Spine Tinglers: Stephen Hough

stephen-hough.jpg This week’s installment of Spine Tinglers comes courtesy of English pianist Stephen Hough. He’s playing a concert in Manchester on 14th April at the RNCM and coming to NYC at the end of this month with a cracking program of Mendelssohn, Webern and Beethoven with a whole load of lovely Romantic dances in the second half.

Here’s Stephen:

“It is time someone designed the ‘Rachmaninoff collar’ - one tailored low enough to allow hairs to rise on the back on the neck unimpeded, because such follicle stimulation is a common occurrence when listening to or performing his music.

However I had a heightened experience when recording the 4th piano concerto in live concerts a couple of years ago in Dallas. It is one of his least well-known works but most personal and revealing. In the slow movement, towards the end, there is a string of scales in sequence forming the simplest melody, but it is a haunting moment of incomparable magic.

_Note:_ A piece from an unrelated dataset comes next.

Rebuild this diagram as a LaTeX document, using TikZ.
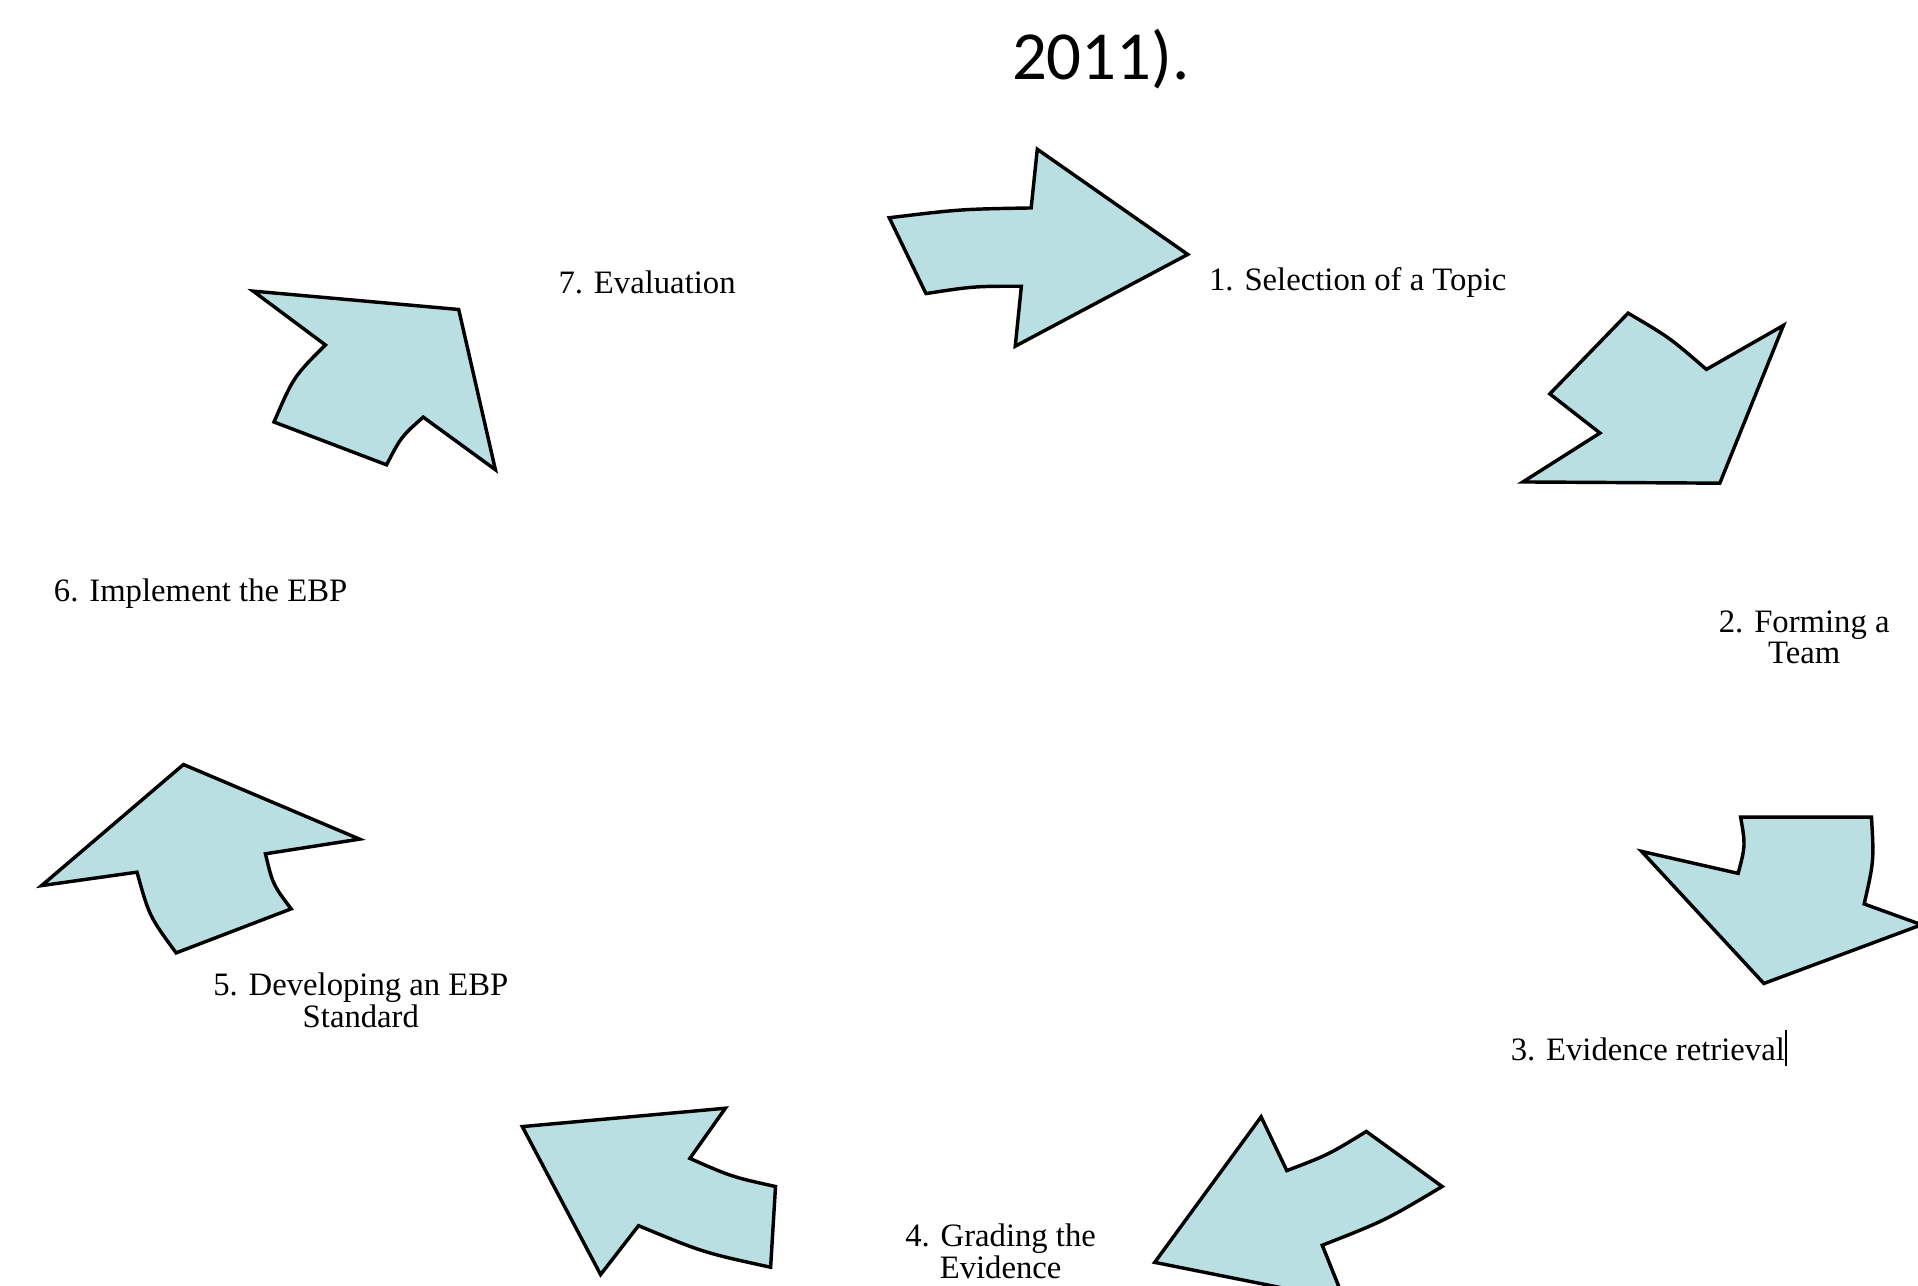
\documentclass[tikz,border=0pt]{standalone}
\usepackage{fontspec}
\setmainfont{Liberation Serif}
\newfontfamily\titlefont{Carlito}
\usepackage{xcolor}
\usepackage{tikz}
\definecolor{arrowblue}{RGB}{185,223,227}
\tikzstyle{steptext}=[align=center,inner sep=0pt,font=\fontsize{7.6}{7.4}\selectfont]
\tikzstyle{cyclearrow}=[draw=black,fill=arrowblue,line width=0.8pt,line join=miter]

\begin{document}
\begin{tikzpicture}[x=0.01cm,y=-0.01cm]
        \useasboundingbox (0,0) rectangle (1568,1051);
        \clip (0,0) rectangle (1568,1051);
        \node at (900,48) [font=\titlefont\fontsize{16}{19}\selectfont] (year) {2011).};
        % the seven steps
        \node at (1110,231) [steptext] (topic) {1. Selection of a Topic};
        \node at (1475,521) [steptext] (team) {2. Forming a\\Team};
        \node at (1348,857) [steptext] (retrieval) {3. Evidence retrieval\rule[-0.4ex]{0.5pt}{2.4ex}};
        \node at (818,1023) [steptext] (grading) {4. Grading the\\Evidence};
        \node at (295,818) [steptext] (standard) {5. Developing an EBP\\Standard};
        \node at (164,485) [steptext] (implement) {6. Implement the EBP};
        \node at (529,231) [steptext] (evaluation) {7. Evaluation};
        % curved arrows of the cycle
        \draw [cyclearrow] (727,178) .. controls (785,171) .. (843,170) -- (848,122) -- (971,208)
              -- (830,283) -- (835,234) .. controls (796,234) .. (757,240) -- cycle;
        \draw [cyclearrow] (1331,256) .. controls (1365,276) .. (1395,302) -- (1458,266) -- (1406,395)
              -- (1245,394) -- (1308,354) -- (1267,322) -- cycle;
        \draw [cyclearrow] (1423,668) -- (1530,668) .. controls (1532,704) .. (1524,739) -- (1571,756)
              -- (1442,804) -- (1342,696) -- (1421,714) .. controls (1427,691) .. (1423,668) -- cycle;
        \draw [cyclearrow] (1031,913) -- (1052,957) .. controls (1086,944) .. (1117,925) -- (1179,970)
              .. controls (1132,998) .. (1081,1018) -- (1099,1063) -- (944,1032) -- cycle;
        \draw [cyclearrow] (427,921) -- (593,906) -- (564,947) .. controls (598,962) .. (634,970)
              -- (630,1036) .. controls (575,1024) .. (522,1002) -- (491,1042) -- cycle;
        \draw [cyclearrow] (150,625) -- (294,686) -- (217,698) .. controls (223,723) .. (238,743)
              -- (144,779) .. controls (122,749) .. (112,713) -- (34,724) -- cycle;
        \draw [cyclearrow] (207,238) -- (375,253) -- (405,384) -- (346,341) .. controls (328,357) .. (316,380)
              -- (224,345) .. controls (240,308) .. (266,282) -- cycle;
\end{tikzpicture}
\end{document}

On two of the three concert nights I found tears forming in my eyes when I arrived at that section. As my fingers pressed down the keys it was as if Rachmaninoff himself was beckoning me to another world - a world which was tragic and private, yet tender and compassionate too.”

Any thoughts on what format this Rachmaninoff collar could possibly take? A Mussel shirt, perhaps?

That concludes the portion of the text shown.